Search code examples
monitoringzabbix

Please suggest a good Monitoring and Alerting tool for applications hosted in cloud


I am looking for a monitoring and alerting tool for my application hosted in cloud. My application is hosted across multiple servers and I want to monitor all these servers. I am interested in monitoring the following:

1. Service monitoring:

  • Check if the service is up. This requires
    • try siging-up a new user
    • log-in to the application with given username/password and perform certain steps like search etc.
  • Monitoring QoS. How much time is it taking for searches and some other opertions

2. resource monitoring Monitoring the following parameters in each server:

  • CPU utilization
  • load average
  • Memory usage
  • Disk usage
  • IOPS

3. process monitoring

Monitor if a set of processes are running or not. If not running try restarting them. Ex: php-fpm, my application binaries, mysql, nginx, smtp etc.

4. Monitoring log files

  • Error logs of my application
  • mysql error log
  • MySQL slow query log etc.

Also I should be able to extend its usage by executing shell commands or writing my own shell scripts.

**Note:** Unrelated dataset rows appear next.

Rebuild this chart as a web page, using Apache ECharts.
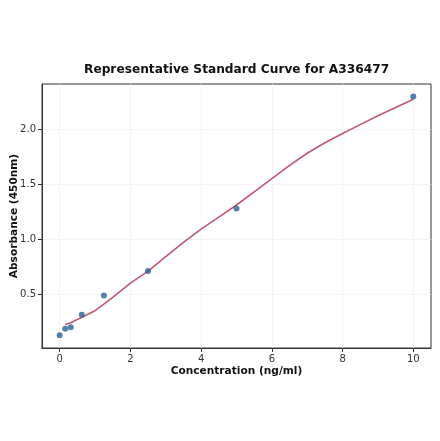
<!DOCTYPE html>
<html>
<head>
    <meta charset="utf-8">
    <title>Standard Curve</title>
    <script src="https://cdn.jsdelivr.net/npm/echarts@6/dist/echarts.min.js"></script>
    <style>
        body { margin: 0; background: #fff; }
        #chart { width: 440px; height: 441px; }
    </style>
</head>
<body>
<div id="chart"></div>
<script>
    // measured standards
    var stdConc = [0, 0.156, 0.3125, 0.625, 1.25, 2.5, 5, 10];
    var stdOD = [0.127, 0.185, 0.199, 0.313, 0.488, 0.711, 1.277, 2.296];

    // fitted curve
    var fitConc = [0.156, 0.3125, 0.625, 1, 1.25, 1.5, 2, 2.5, 3, 3.5, 4, 4.5, 5, 5.5, 6, 6.5, 7, 7.5, 8, 8.5, 9, 9.5, 10];
    var fitOD = [0.222, 0.24, 0.29, 0.35, 0.41, 0.47, 0.6, 0.71, 0.84, 0.97, 1.09, 1.2, 1.31, 1.43, 1.55, 1.67, 1.78, 1.875, 1.96, 2.04, 2.12, 2.195, 2.27];

    var xTicks = [0, 2, 4, 6, 8, 10];
    var yTicks = [0.5, 1.0, 1.5, 2.0];

    var pairs = function (xs, ys) {
        return xs.map(function (x, i) { return [x, ys[i]]; });
    };

    var chart = echarts.init(document.getElementById('chart'));
    var font = 'DejaVu Sans';

    chart.setOption({
        animation: false,
        title: {
            text: 'Representative Standard Curve for A336477',
            left: 79, top: 59,
            textStyle: { fontFamily: font, fontSize: 12.2, fontWeight: 'bold', color: '#111' }
        },
        grid: {
            left: 42, right: 9, top: 84, bottom: 93,
            outerBoundsMode: 'none',
            show: true, borderColor: '#333', borderWidth: 1, backgroundColor: '#fff'
        },
        xAxis: {
            type: 'value', min: -0.5, max: 10.5,
            name: 'Concentration (ng/ml)', nameLocation: 'middle', nameGap: 18, nameMoveOverlap: false,
            nameTextStyle: { fontFamily: font, fontSize: 10.6, fontWeight: 'bold', color: '#111' },
            axisLine: { show: true, onZero: false, lineStyle: { color: '#333', width: 1 } },
            axisTick: { show: true, length: 4, inside: false, customValues: xTicks, lineStyle: { color: '#333' } },
            axisLabel: { customValues: xTicks, fontFamily: font, fontSize: 10, color: '#333', margin: 6,
                formatter: function (v) { return String(v); } },
            splitLine: { show: true, lineStyle: { color: '#f0f0f0', width: 0.8 } }
        },
        yAxis: {
            type: 'value', min: 0.011, max: 2.409,
            name: 'Absorbance (450nm)', nameLocation: 'middle', nameGap: 22, nameMoveOverlap: false,
            nameTextStyle: { fontFamily: font, fontSize: 10.6, fontWeight: 'bold', color: '#111' },
            axisLine: { show: true, onZero: false, lineStyle: { color: '#333', width: 1 } },
            axisTick: { show: true, length: 4, inside: false, customValues: yTicks, lineStyle: { color: '#333' } },
            axisLabel: { customValues: yTicks, fontFamily: font, fontSize: 10, color: '#333', margin: 6,
                formatter: function (v) { return v.toFixed(1); } },
            splitLine: { show: true, lineStyle: { color: '#f0f0f0', width: 0.8 } }
        },
        series: [
            {
                type: 'line',
                data: pairs(fitConc, fitOD),
                smooth: false,
                showSymbol: false,
                lineStyle: { color: '#bf5870', width: 1.6 },
                z: 2
            },
            {
                type: 'scatter',
                data: pairs(stdConc, stdOD),
                symbolSize: 6,
                itemStyle: { color: '#2a6093' },
                z: 3
            }
        ]
    });
</script>
</body>
</html>
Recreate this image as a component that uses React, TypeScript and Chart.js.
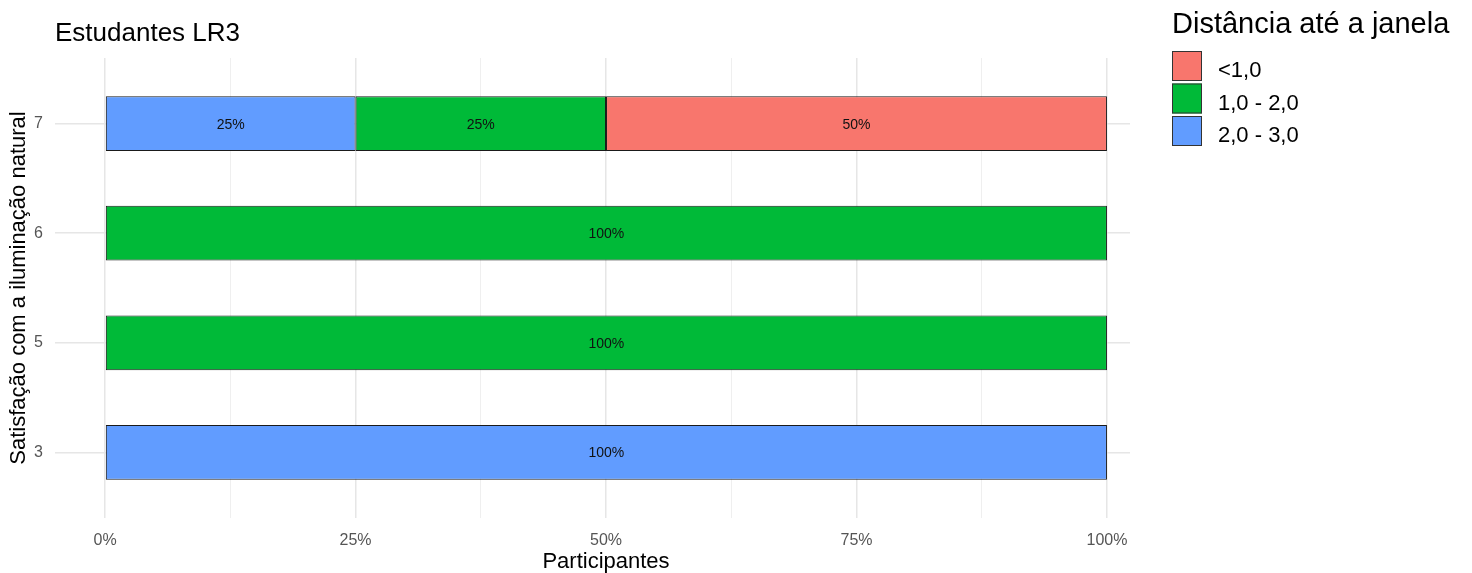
import React, { useEffect, useRef } from 'react';
import { Chart, registerables } from 'chart.js';

Chart.register(...registerables);

const FONT = '"Liberation Sans", Arial, sans-serif';

const chartTitle = 'Estudantes LR3';
const legendTitle = 'Distância até a janela';
const xAxisTitle = 'Participantes';
const yAxisTitle = 'Satisfação com a iluminação natural';

const categories = ['7', '6', '5', '3'];
const seriesNames = ['2,0 - 3,0', '1,0 - 2,0', '<1,0'];
const seriesColors = ['#619CFF', '#00BA38', '#F8766D'];
const values2to3 = [25, 0, 0, 100];
const values1to2 = [25, 100, 100, 0];
const valuesUnder1 = [50, 0, 0, 0];
const seriesValues = [values2to3, values1to2, valuesUnder1];

const majorTicks = [0, 25, 50, 75, 100];
const minorTicks = [12.5, 37.5, 62.5, 87.5];
const legendOrder = [2, 1, 0];

const overlayPlugin = {
  id: 'overlay',
  afterDatasetsDraw(chart: any) {
    const ctx = chart.ctx;
    ctx.save();
    ctx.font = `14px ${FONT}`;
    ctx.fillStyle = '#111';
    ctx.textAlign = 'center';
    ctx.textBaseline = 'middle';
    chart.data.datasets.forEach((ds: any, di: number) => {
      const meta = chart.getDatasetMeta(di);
      meta.data.forEach((el: any, i: number) => {
        const raw = ds.data[i];
        const p = el.getCenterPoint();
        ctx.fillText(`${raw.x}%`, p.x, p.y + 1);
      });
    });
    ctx.restore();
  },
  afterDraw(chart: any) {
    const ctx = chart.ctx;
    const area = chart.chartArea;
    ctx.save();
    ctx.fillStyle = '#000';
    ctx.textAlign = 'left';
    ctx.textBaseline = 'alphabetic';
    ctx.font = `26px ${FONT}`;
    ctx.fillText(chartTitle, area.left, 41);
    // x axis title
    ctx.font = `22px ${FONT}`;
    ctx.textAlign = 'center';
    ctx.fillText(xAxisTitle, 606, 568);
    // legend
    ctx.textAlign = 'left';
    const lx = 1172;
    ctx.font = `29px ${FONT}`;
    ctx.fillText(legendTitle, lx, 33);
    ctx.font = `22px ${FONT}`;
    legendOrder.forEach((si, k) => {
      const top = 51 + k * 32.5;
      ctx.fillStyle = seriesColors[si];
      ctx.fillRect(lx, top, 30, 30);
      ctx.strokeStyle = '#333';
      ctx.lineWidth = 1;
      ctx.strokeRect(lx + 0.5, top + 0.5, 29, 29);
      ctx.fillStyle = '#000';
      ctx.fillText(seriesNames[si], 1218, top + 26);
    });
    ctx.restore();
  },
};

export default function App() {
  const ref = useRef<HTMLCanvasElement | null>(null);

  useEffect(() => {
    if (!ref.current) return;
    const datasets = seriesNames.map((name, si) => ({
      label: name,
      data: categories
        .map((_, i) => ({ x: seriesValues[si][i], y: i }))
        .filter((d) => d.x > 0),
      backgroundColor: seriesColors[si],
      borderColor: '#1a1a1a',
      borderWidth: 1,
      borderSkipped: false as const,
      categoryPercentage: 1,
      barPercentage: 0.5,
    }));

    const chart = new Chart(ref.current, {
      type: 'bar',
      data: { datasets },
      plugins: [overlayPlugin],
      options: {
        indexAxis: 'y',
        animation: false,
        responsive: false,
        layout: { padding: { left: 0, right: 342, top: 58, bottom: 0 } },
        plugins: {
          legend: { display: false },
          title: { display: false },
          tooltip: { enabled: false },
        },
        scales: {
          x: {
            type: 'linear',
            stacked: true,
            min: -5,
            max: 102.3,
            offset: false,
            border: { display: false },
            afterBuildTicks: (scale: any) => {
              scale.ticks = [...majorTicks, ...minorTicks]
                .sort((a, b) => a - b)
                .map((v) => ({ value: v }));
            },
            afterFit: (scale: any) => {
              scale.height = 55;
            },
            ticks: {
              autoSkip: false,
              maxRotation: 0,
              padding: 13,
              color: '#555',
              font: { size: 16, family: FONT },
              callback: (v: any) => (majorTicks.includes(Number(v)) ? `${v}%` : ''),
            },
            grid: {
              offset: false,
              drawTicks: false,
              color: (c: any) => (majorTicks.includes(c.tick?.value) ? '#E6E6E6' : '#EFEFEF'),
              lineWidth: (c: any) => (majorTicks.includes(c.tick?.value) ? 1.5 : 1),
            },
            title: { display: false },
          },
          y: {
            type: 'linear',
            stacked: true,
            reverse: true,
            min: -0.6,
            max: 3.6,
            offset: false,
            border: { display: false },
            afterBuildTicks: (scale: any) => {
              scale.ticks = categories.map((_, i) => ({ value: i }));
            },
            afterFit: (scale: any) => {
              scale.width = 55;
            },
            ticks: {
              autoSkip: false,
              padding: 12,
              color: '#555',
              font: { size: 16, family: FONT },
              callback: (v: any) => categories[Number(v)] ?? '',
            },
            grid: {
              offset: false,
              drawTicks: false,
              color: '#E6E6E6',
              lineWidth: 1.5,
            },
            title: {
              display: true,
              text: yAxisTitle,
              color: '#000',
              font: { size: 22, family: FONT },
              padding: { top: 6, bottom: 0 },
            },
          },
        },
      } as any,
    });
    return () => chart.destroy();
  }, []);

  return (
    <div style={{ position: 'fixed', left: 0, top: 0, width: 1472, height: 573, background: '#fff' }}>
      <canvas ref={ref} width={1472} height={573} />
    </div>
  );
}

I should be able to set alert if any monitored item is found problematic. I should be able to get alert through

  • email
  • Mobile SMS

The Monitoring system should maintain history for the period I want. So that after receiving the alert I should be able to log-in to the system and view past data (say past 2 weeks) and investigate problems.

Most important:

The tool should have a very good way of managing its own configuration.

  • The configuration should not be scattered at multiple places. All configuration should be stored in a centralized place. In future say, path of a monitored log file has changed. I would like to search and replace all occurrences of that file in my configuration.
  • I should be able to version control my configurations.
  • Instead of going to the web interface and setting configuration manually, I would like set up a script which automatically loads all the configurations and start monitoring.

I am exploring Zabbix but don't see a satisfactory way of configuration management. Should I try Nagios? Any other tool?


Solution

  • Nagios is one of the standard ways of monitoring and can support all the use cases you brought up (plus, plugins have probably already been written for all of them).